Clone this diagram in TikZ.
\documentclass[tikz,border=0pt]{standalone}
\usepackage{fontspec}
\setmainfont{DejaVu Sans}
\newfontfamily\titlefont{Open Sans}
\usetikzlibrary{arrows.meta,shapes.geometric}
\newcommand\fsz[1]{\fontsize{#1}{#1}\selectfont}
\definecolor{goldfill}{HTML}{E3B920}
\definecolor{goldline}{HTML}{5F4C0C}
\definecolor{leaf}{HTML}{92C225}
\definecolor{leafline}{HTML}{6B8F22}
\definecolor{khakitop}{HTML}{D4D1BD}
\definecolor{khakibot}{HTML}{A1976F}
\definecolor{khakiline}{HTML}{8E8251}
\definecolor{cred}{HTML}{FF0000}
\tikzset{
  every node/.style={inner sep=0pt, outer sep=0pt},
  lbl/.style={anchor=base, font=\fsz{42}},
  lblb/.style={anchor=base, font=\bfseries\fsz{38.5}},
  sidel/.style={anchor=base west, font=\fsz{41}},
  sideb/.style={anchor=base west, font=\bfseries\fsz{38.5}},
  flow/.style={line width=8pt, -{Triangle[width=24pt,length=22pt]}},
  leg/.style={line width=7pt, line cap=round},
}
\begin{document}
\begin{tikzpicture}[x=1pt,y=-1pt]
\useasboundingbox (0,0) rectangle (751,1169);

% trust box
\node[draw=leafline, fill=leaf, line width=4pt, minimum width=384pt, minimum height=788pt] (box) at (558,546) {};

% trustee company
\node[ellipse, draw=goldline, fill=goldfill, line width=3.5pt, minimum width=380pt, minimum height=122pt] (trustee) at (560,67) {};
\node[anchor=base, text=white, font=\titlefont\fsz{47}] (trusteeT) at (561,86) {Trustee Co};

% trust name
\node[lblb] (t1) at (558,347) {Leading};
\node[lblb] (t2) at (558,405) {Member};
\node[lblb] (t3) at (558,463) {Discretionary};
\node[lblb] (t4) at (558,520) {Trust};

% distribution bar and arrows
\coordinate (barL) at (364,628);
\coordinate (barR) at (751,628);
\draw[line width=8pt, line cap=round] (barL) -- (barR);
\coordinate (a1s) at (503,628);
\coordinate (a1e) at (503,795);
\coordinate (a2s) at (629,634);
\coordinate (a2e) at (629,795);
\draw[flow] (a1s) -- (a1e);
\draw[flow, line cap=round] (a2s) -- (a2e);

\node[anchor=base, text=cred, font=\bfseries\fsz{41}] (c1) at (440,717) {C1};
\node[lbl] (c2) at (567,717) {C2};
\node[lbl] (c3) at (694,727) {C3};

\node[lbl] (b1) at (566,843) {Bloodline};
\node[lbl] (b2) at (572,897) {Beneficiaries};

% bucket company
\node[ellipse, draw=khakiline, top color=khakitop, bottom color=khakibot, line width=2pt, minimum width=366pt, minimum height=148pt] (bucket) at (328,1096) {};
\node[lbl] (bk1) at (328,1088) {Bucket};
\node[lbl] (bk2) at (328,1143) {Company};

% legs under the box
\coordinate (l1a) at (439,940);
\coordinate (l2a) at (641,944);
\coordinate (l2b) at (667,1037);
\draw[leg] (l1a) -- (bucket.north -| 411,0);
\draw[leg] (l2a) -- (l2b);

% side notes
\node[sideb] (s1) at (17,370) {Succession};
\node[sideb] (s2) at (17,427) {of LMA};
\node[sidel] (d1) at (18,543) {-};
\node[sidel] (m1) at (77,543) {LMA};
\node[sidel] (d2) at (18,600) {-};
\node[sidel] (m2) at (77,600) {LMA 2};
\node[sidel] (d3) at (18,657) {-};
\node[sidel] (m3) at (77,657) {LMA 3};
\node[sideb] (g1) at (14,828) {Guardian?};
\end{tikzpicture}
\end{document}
-.-.-
- _Goal_:
From the opening line of the data above, please print each line as written up to and including the line that contains "line width=4pt, minimum", and nothing more.

- _Task response_:
Clone this diagram in TikZ.
\documentclass[tikz,border=0pt]{standalone}
\usepackage{fontspec}
\setmainfont{DejaVu Sans}
\newfontfamily\titlefont{Open Sans}
\usetikzlibrary{arrows.meta,shapes.geometric}
\newcommand\fsz[1]{\fontsize{#1}{#1}\selectfont}
\definecolor{goldfill}{HTML}{E3B920}
\definecolor{goldline}{HTML}{5F4C0C}
\definecolor{leaf}{HTML}{92C225}
\definecolor{leafline}{HTML}{6B8F22}
\definecolor{khakitop}{HTML}{D4D1BD}
\definecolor{khakibot}{HTML}{A1976F}
\definecolor{khakiline}{HTML}{8E8251}
\definecolor{cred}{HTML}{FF0000}
\tikzset{
  every node/.style={inner sep=0pt, outer sep=0pt},
  lbl/.style={anchor=base, font=\fsz{42}},
  lblb/.style={anchor=base, font=\bfseries\fsz{38.5}},
  sidel/.style={anchor=base west, font=\fsz{41}},
  sideb/.style={anchor=base west, font=\bfseries\fsz{38.5}},
  flow/.style={line width=8pt, -{Triangle[width=24pt,length=22pt]}},
  leg/.style={line width=7pt, line cap=round},
}
\begin{document}
\begin{tikzpicture}[x=1pt,y=-1pt]
\useasboundingbox (0,0) rectangle (751,1169);

% trust box
\node[draw=leafline, fill=leaf, line width=4pt, minimum width=384pt, minimum height=788pt] (box) at (558,546) {};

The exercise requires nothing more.